While sitting in the gurgling eddy, the mighty Colorado races by over my right shoulder, making a violent, beautiful sound as it collides with rocks and sand.
Looking further across, the white, foamy mass of “Little D” doesn’t look kind. Oh well. I paddle hard to the top of the eddy, and then lean into the swift current. After several tough paddle strokes, I glance to the right to see if I’m in line to hit the wave. A second later, I drop into the clutches of “Little D,” my wide eyes looking straight into the face of the river, at its mercy. I ride the wild beast for several seconds before it tosses me out the other side.

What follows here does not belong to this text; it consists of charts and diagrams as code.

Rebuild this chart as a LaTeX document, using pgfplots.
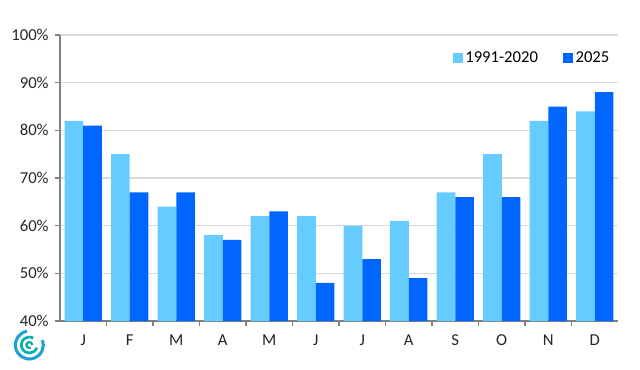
\documentclass[border=0pt]{standalone}
\usepackage{pgfplots}
\pgfplotsset{compat=1.18}
\usepackage{fontspec}
\setmainfont{Carlito}
\definecolor{lightb}{HTML}{66CCFF}
\definecolor{darkb}{HTML}{0066FF}
\definecolor{gridc}{HTML}{D9D9D9}
\definecolor{axc}{HTML}{808080}
\begin{document}
\begin{tikzpicture}
\useasboundingbox (0pt,0pt) rectangle (480pt,276.75pt);
% logo
\begin{scope}[shift={(22pt,18pt)}]
\draw[color=teal!70!cyan, line width=1.6pt] (0,0) ++(0:2.2pt) arc[start angle=0,end angle=300,radius=2.2pt];
\draw[color=teal!60!cyan, line width=2pt] (0,0) ++(60:6pt) arc[start angle=60,end angle=340,radius=6pt];
\draw[color=cyan!70!teal, line width=2.3pt] (0,0) ++(100:10.5pt) arc[start angle=100,end angle=380,radius=10.5pt];
\end{scope}
\begin{axis}[
  at={(45pt,36pt)}, anchor=south west,
  scale only axis, width=418.5pt, height=214.5pt,
  ybar=0pt, bar width=13.9pt,
  xmin=-0.5, xmax=11.5, ymin=40, ymax=100,
  xtick={0,...,11},
  xticklabels={J,F,M,A,M,J,J,A,S,O,N,D},
  major x tick style={draw=none},
  minor xtick={0.5,1.5,...,10.5},
  ytick={40,50,...,100},
  yticklabel={\pgfmathprintnumber{\tick}\%},
  /pgf/number format/assume math mode=true,
  axis x line*=bottom, axis y line*=left,
  axis line style={axc, line width=0.8pt},
  tick style={axc, line width=0.8pt},
  tick align=outside,
  major tick length=4pt, minor tick length=4pt,
  ymajorgrids, grid style={gridc, line width=0.8pt},
  tick label style={font=\fontsize{12.5}{14}\selectfont, text=black!85},
  xticklabel style={yshift=-3pt},
  yticklabel style={xshift=-1pt},
  legend style={draw=none, fill=none, at={(0.997,0.92)}, anchor=east,
    font=\fontsize{12.5}{14}\selectfont, legend columns=2,
    /tikz/every even column/.append style={column sep=17pt}},
  legend image code/.code={\fill (0pt,-3.6pt) rectangle (7.2pt,3.6pt);},
]
\addplot[fill=lightb, draw=none] coordinates {(0,82) (1,75) (2,64) (3,58) (4,62) (5,62) (6,60) (7,61) (8,67) (9,75) (10,82) (11,84)};
\addplot[fill=darkb, draw=none] coordinates {(0,81) (1,67) (2,67) (3,57) (4,63) (5,48) (6,53) (7,49) (8,66) (9,66) (10,85) (11,88)};
\legend{1991-2020,2025}
\end{axis}
\end{tikzpicture}
\end{document}
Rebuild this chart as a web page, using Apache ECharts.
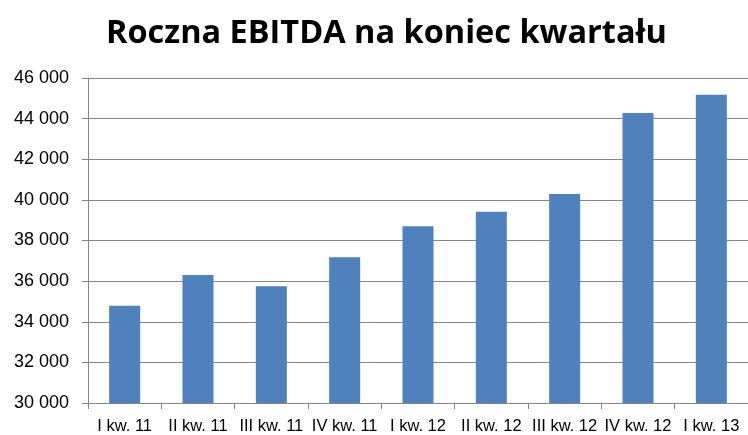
<!DOCTYPE html>
<html>
<head>
<meta charset="utf-8">
<script src="https://cdn.jsdelivr.net/npm/echarts@6/dist/echarts.min.js"></script>
<style>
  html, body { margin: 0; padding: 0; background: #fff; }
  #chart { width: 748px; height: 435px; }
</style>
</head>
<body>
<div id="chart"></div>
<script>
var categories = ['I kw. 11', 'II kw. 11', 'III kw. 11', 'IV kw. 11', 'I kw. 12', 'II kw. 12', 'III kw. 12', 'IV kw. 12', 'I kw. 13']
var ebitda = [34790, 36300, 35750, 37170, 38700, 39420, 40290, 44280, 45170]

var myChart = echarts.init(document.getElementById('chart'))
var option = {
  animation: false,
  title: {
    text: 'Roczna EBITDA na koniec kwartału',
    left: 101,
    top: 12,
    textStyle: {
      fontFamily: 'Open Sans',
      fontWeight: 'bold',
      fontSize: 32.5,
      color: '#000'
    }
  },
  grid: {
    left: 88,
    right: 0,
    top: 78,
    bottom: 32
  },
  xAxis: {
    type: 'category',
    data: categories,
    axisLine: { lineStyle: { color: '#868686', width: 1 } },
    axisTick: { show: true, length: 6, lineStyle: { color: '#868686' } },
    axisLabel: {
      interval: 0,
      hideOverlap: false,
      margin: 15,
      color: '#000',
      fontFamily: 'Liberation Sans',
      fontSize: 16.5
    }
  },
  yAxis: {
    type: 'value',
    min: 30000,
    max: 46000,
    interval: 2000,
    axisLine: { show: true, lineStyle: { color: '#868686', width: 1 } },
    axisTick: { show: true, length: 6, lineStyle: { color: '#868686' } },
    splitLine: { lineStyle: { color: '#868686', width: 1 } },
    axisLabel: {
      margin: 19,
      color: '#000',
      fontFamily: 'Liberation Sans',
      fontSize: 18,
      formatter: function (v) {
        return String(v).replace(/\B(?=(\d{3})+(?!\d))/g, ' ')
      }
    }
  },
  series: [
    {
      name: 'EBITDA',
      type: 'bar',
      data: ebitda,
      barWidth: 31,
      itemStyle: { color: '#4F81BD' }
    }
  ]
}
myChart.setOption(option)
</script>
</body>
</html>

After what seems like hours, the rafters begin to appear. Over the next several miles, the canyon becomes steep and narrow, creating several bursts of rapids. The largest and most notorious is named “Skull.” “Skull Rapid” consists primarily of a giant spiked rock in the middle of the river, which creates a massive, unforgiving hole. To complicate matters, the rapid is immediately followed by a wicked eddy line that separates the main current of the river from a pool of swirling water called the “Room of Doom.”
At certain water levels, some rafters have said the “Room of Doom” is often several feet lower in elevation than the rest of the river, a phenomenon that turns a normally innocent eddy line into a wall of water nearly impossible to break through. For kayakers, the “Room of Doom” is easier to navigate in and out of, but remains a force that few invite upon themselves.
I follow John through the first string of rapids. My boat feels comfortable and I can control it relatively well at this water level. However, I know well the Colorado is bigger, braver, prouder and ultimately more important than I will ever be. This knowledge is comforting. I have no reason to tame this river with another dam, divert its waters into a canal or pour pollutants into its belly. I’ll come and go and do as little harm as possible on the way.
The kayakers go first through “Skull.” There are two routes: directly through “Skull,” or to the left of it. I take the left, as does everyone else. But before I’m out of danger, I glance into the depths of the rapid. From river level, it appears as though a house would fit comfortably inside. I quickly move on without confrontation and join Uncle John in the eddy below to wait for the rafts.
The next rapid, I believe, is called “Last Chance.” As I enter the drop off, I paddle hard left, away from the violence, but get flipped inside the hole. I roll upright quickly and paddle away.

The final five or so miles of this trip are notoriously flat. Commercial rafts, eager to get another pack of tourists on the river before lunchtime, use motors.
Thankfully, we have no motor. I float for a while in my kayak as the four rafts are lashed together. Once the “party barge” is officially formed, I peel myself from the kayak and climb aboard.
Smiling faces welcome me like a soldier returning from battle. Beers are handed out. A pitcher full of Wild Turkey and Coke is passed around.
If a photo existed of the scene it would show a pack of sunburned heathens, thirsty for the final drops of river-running freedom.
I leave my helmet and lifejacket on. As an innocent pack of commercial rafts float by, filled with scowling faces, motors humming, an unseen, unnamed person pushes me into the water. Someone else does a cannon-ball off the stern. Others just lay on their backs beneath the shade of umbrellas, fighting the inevitable end of two days on the river. Not near enough.
I float on my back, peering into a wide-open sky, muffled around the edges by a lofty set of boiling thunderous clouds — a rare spectacle of freedom, which one can find anywhere, I suppose. I just find it on the river, where even I don’t need to know my last name.

1 comment:

DodgerScott said...

Good stuff Colby. Just got back from the Arkansas River. Funny how they name every rapid. Good times.